In a dramatic confrontation, King tells his lieutenant commander, "With all due respect, fuck the president." It is a moment that brought standing ovations and cheers from active-duty service people at a theater outside Fort Carson, according to Iraq Veterans Against the War (IVAW) members who had passed out copies of Sit-Rep, the IVAW newsletter, at the film's premiere.
The scene, one of the few worth remembering, obviously struck a chord. Rather than focusing on the commander-in-chief, however, the film shifts to blame the lack of forced conscription as the true culprit for the war's malfeasance and the undue burden pressed on the "good guys"--the football jocks turned battle heroes who are fighting "America's war."
King then goes AWOL, becoming a fugitive. In a tense moment when he is considering his options with his family, he explains that his stop-loss was due to the absence of a draft. Implicit throughout the rest of the film is an "us" against "them" attitude within the military that labels civilians as lazy, self-consumed and unwilling to sacrifice.
The posturing of military superiority becomes meshed with reactionary views about race. Three people of color, including two Blacks, rob King's belongings, an incident that triggers a combat flashback for King. He struggles with the robbers and overtakes their gun.
Forcing them to the ground, he screams obscenities at them, including "Hajji" and "You better start praying to Allah," enacting one of his memories of detaining suspects in Iraq. Yet rather than drawing a larger point about racism and the dehumanization of the enemy, the film instead links the hatred of the foreign Arab abroad to the fear of the domestic dark-skinned enemy at home.
Perhaps the most unrealistic scene is King's visit to Rodriguez at a military medical facility. Forget the atrocious and dilapidated facilities of Walter Reed, Rodriguez is in a state-of-the-art care unit where he tells King that he receives "first-class treatment." He even jokes about flirting with a nurse who has "soft hands" in contrast to the coarseness of his own prosthetic forearm.

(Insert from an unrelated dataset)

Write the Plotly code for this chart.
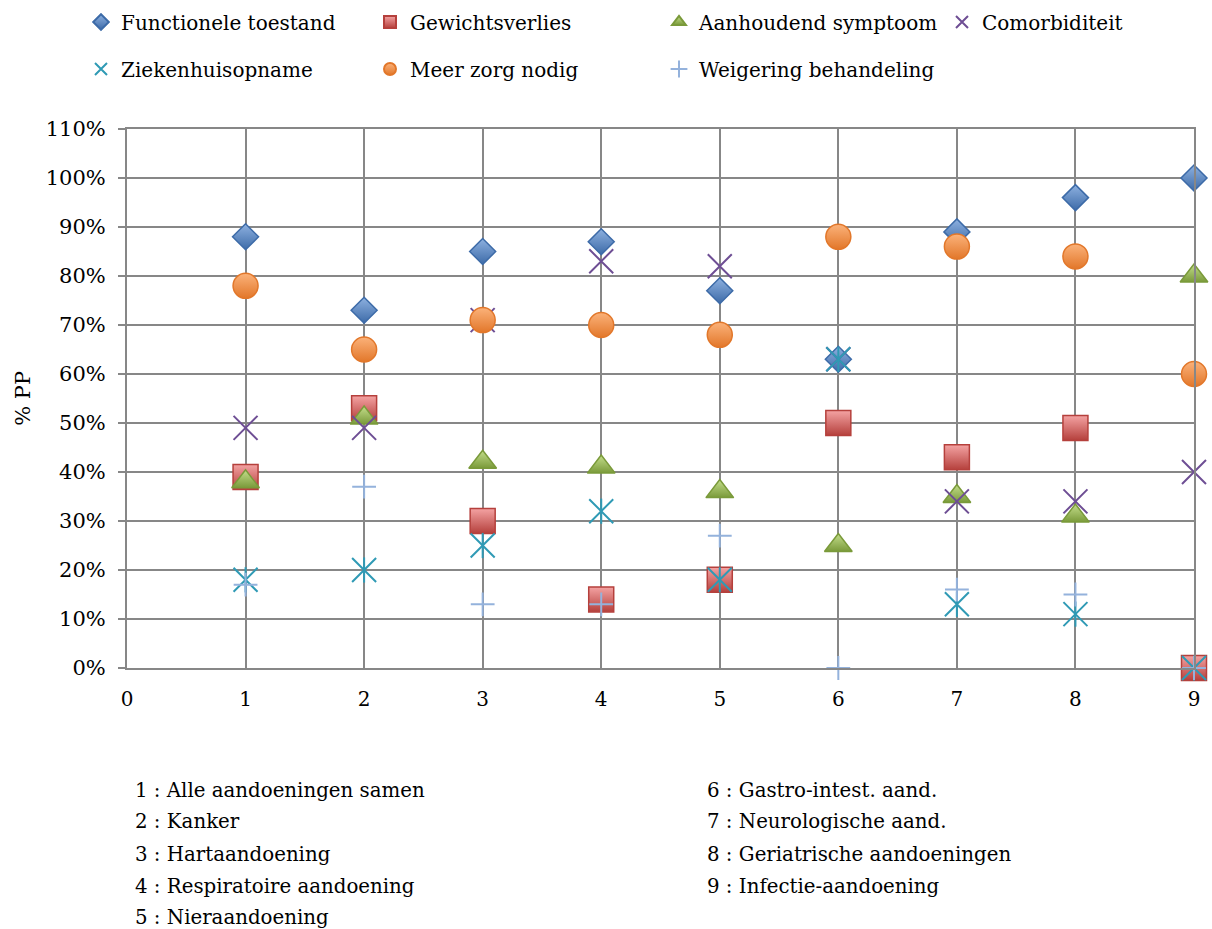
import plotly.graph_objects as go

# Category index on the x axis and the condition each number stands for
categories = [1, 2, 3, 4, 5, 6, 7, 8, 9]
category_names = [
    "Alle aandoeningen samen",
    "Kanker",
    "Hartaandoening",
    "Respiratoire aandoening",
    "Nieraandoening",
    "Gastro-intest. aand.",
    "Neurologische aand.",
    "Geriatrische aandoeningen",
    "Infectie-aandoening",
]

# Percentage of patients (% PP) per indicator
functionele_toestand = [88, 73, 85, 87, 77, 63, 89, 96, 100]
gewichtsverlies = [39, 53, 30, 14, 18, 50, 43, 49, 0]
aanhoudend_symptoom = [38, 51, 42, 41, 36, 25, 35, 31, 80]
comorbiditeit = [49, 49, 71, 83, 82, 63, 34, 34, 40]
ziekenhuisopname = [18, 20, 25, 32, 18, 63, 13, 11, 0]
meer_zorg_nodig = [78, 65, 71, 70, 68, 88, 86, 84, 60]
weigering_behandeling = [17, 37, 13, 13, 27, 0, 16, 15, 0]

y_ticks = list(range(0, 111, 10))
x_ticks = list(range(0, 10))

FONT = "DejaVu Serif"
GRID = "#878787"
W, H = 1212, 929

fig = go.Figure()


def filled(name, values, symbol, size, light, dark, legend):
    fig.add_trace(go.Scatter(
        x=categories, y=values, name=name, mode="markers", legend=legend,
        cliponaxis=False,
        marker=dict(symbol=symbol, size=size, color=light,
                    gradient=dict(type="vertical", color=dark),
                    line=dict(color=dark, width=1.5)),
    ))


def stroked(name, values, symbol, size, color, legend, showlegend=True, group=None):
    fig.add_trace(go.Scatter(
        x=categories, y=values, name=name, mode="markers", legend=legend,
        cliponaxis=False, showlegend=showlegend, legendgroup=group,
        marker=dict(symbol=symbol, size=size, color=color,
                    line=dict(color=color, width=2)),
    ))


filled("Functionele toestand", functionele_toestand, "diamond", 20,
       "#8eb1e0", "#3d6ba8", "legend")
filled("Gewichtsverlies", gewichtsverlies, "square", 25,
       "#f4a3a3", "#b5403c", "legend")
filled("Aanhoudend symptoom", aanhoudend_symptoom, "triangle-up", 24,
       "#c4de8c", "#7a9a3a", "legend")
stroked("Comorbiditeit", comorbiditeit, "x-thin-open", 24, "#6e4e94", "legend3")
stroked("Ziekenhuisopname", ziekenhuisopname, "x-thin-open", 24, "#2f9ab5",
        "legend2", group="zh")
stroked("Ziekenhuisopname", ziekenhuisopname, "line-ns-open", 18, "#2f9ab5",
        "legend2", showlegend=False, group="zh")
filled("Meer zorg nodig", meer_zorg_nodig, "circle", 25,
       "#fbb27a", "#e2772a", "legend2")
stroked("Weigering behandeling", weigering_behandeling, "cross-thin-open", 17,
        "#94b2dc", "legend2")

# Numbered key of the conditions below the chart
left_col = 133
right_col = 707
row_y = [790, 822, 854, 886, 918]
plot_left, plot_right, plot_top, plot_bottom = 127, 1197, 129, 668
pw = plot_right - plot_left
ph = plot_bottom - plot_top

annotations = []
for i, (num, label) in enumerate(zip(categories, category_names)):
    col = left_col if i < 5 else right_col
    row = row_y[i] if i < 5 else row_y[i - 5]
    annotations.append(dict(
        text=f"{num} : {label}", xref="paper", yref="paper",
        x=(col - plot_left) / pw, y=(plot_bottom - row) / ph,
        xanchor="left", yanchor="middle", showarrow=False,
        font=dict(family=FONT, size=19.8, color="black"),
    ))

annotations.append(dict(
    text="% PP", xref="paper", yref="paper",
    x=(22 - plot_left) / pw, y=0.5, textangle=-90,
    xanchor="center", yanchor="middle", showarrow=False,
    font=dict(family=FONT, size=21, color="black"),
))

legend_style = dict(
    orientation="h", xanchor="left", yanchor="middle",
    xref="container", yref="container",
    entrywidth=244, entrywidthmode="pixels", itemsizing="constant",
    font=dict(family=FONT, size=20, color="black"),
    bgcolor="rgba(0,0,0,0)",
)

fig.update_layout(
    width=W, height=H,
    margin=dict(l=plot_left, r=W - plot_right, t=plot_top, b=H - plot_bottom),
    paper_bgcolor="white", plot_bgcolor="white",
    font=dict(family=FONT, size=20, color="black"),
    legend=dict(legend_style, x=81 / W, y=1 - 22 / H),
    legend3=dict(legend_style, x=942 / W, y=1 - 22 / H),
    legend2=dict(legend_style, x=81 / W, y=1 - 69 / H),
    annotations=annotations,
    xaxis=dict(
        range=[0, 9], tickvals=x_ticks, ticktext=[str(v) for v in x_ticks],
        showgrid=True, gridcolor=GRID, gridwidth=2,
        showline=True, linecolor=GRID, linewidth=2, mirror=True,
        ticks="", ticklabelstandoff=12, zeroline=False,
        tickfont=dict(family=FONT, size=20),
    ),
    yaxis=dict(
        range=[0, 110], tickvals=y_ticks, ticktext=[f"{v}%" for v in y_ticks],
        showgrid=True, gridcolor=GRID, gridwidth=2,
        showline=True, linecolor=GRID, linewidth=2, mirror=True,
        ticks="outside", ticklen=7, tickcolor=GRID, tickwidth=2,
        ticklabelstandoff=8, zeroline=False,
        tickfont=dict(family=FONT, size=21),
    ),
)

fig.write_html("out.html")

When King confides to Rodriguez his guilt at leading the men into an ambush, Rodriguez responds with gratitude and says he might consider reenlisting so that his family can get a green card. King gains peace of mind and has no further flashbacks, symbolically suggesting that his fears were all for naught and that the military takes care of its own.
The climax of the film occurs after Tommy's funeral when Shriver punches King while screaming, "That's for running out on us, for coming home too late [to save Tommy], and for general principle." They fall to the ground and wrestle over the graves, a blatant metaphor for King wrestling with his own demons and the potential of another tour in Iraq that may bring his own death or self-destruction.
The ultimate tragedy of the movie is Brandon's decision to return to his unit from going AWOL, as he falls into formation and rides the bus to his deployment in Iraq, sitting next to his gung-ho buddy Shriver. It is a shame, because one is left to wonder what could have been and what other choices--beyond joining the movement of underground fugitives escaping to Canada--King might have had.
What if Brandon King's best friend had been war resister Camilo Mejía rather than Shriver, for example, or if he had heard about Winter Soldier? What if Brandon had met IVAW or read Soldiers in Revolt?
Unfortunately, with no antiwar voice in the movie and with no movement to open the space for GI resistance, the possible is silenced as impossibility. Even more tragic, this disappointing finale may be the likely reality for many, given the overall weakness of the antiwar movement. This is the tragic loss that must be stopped.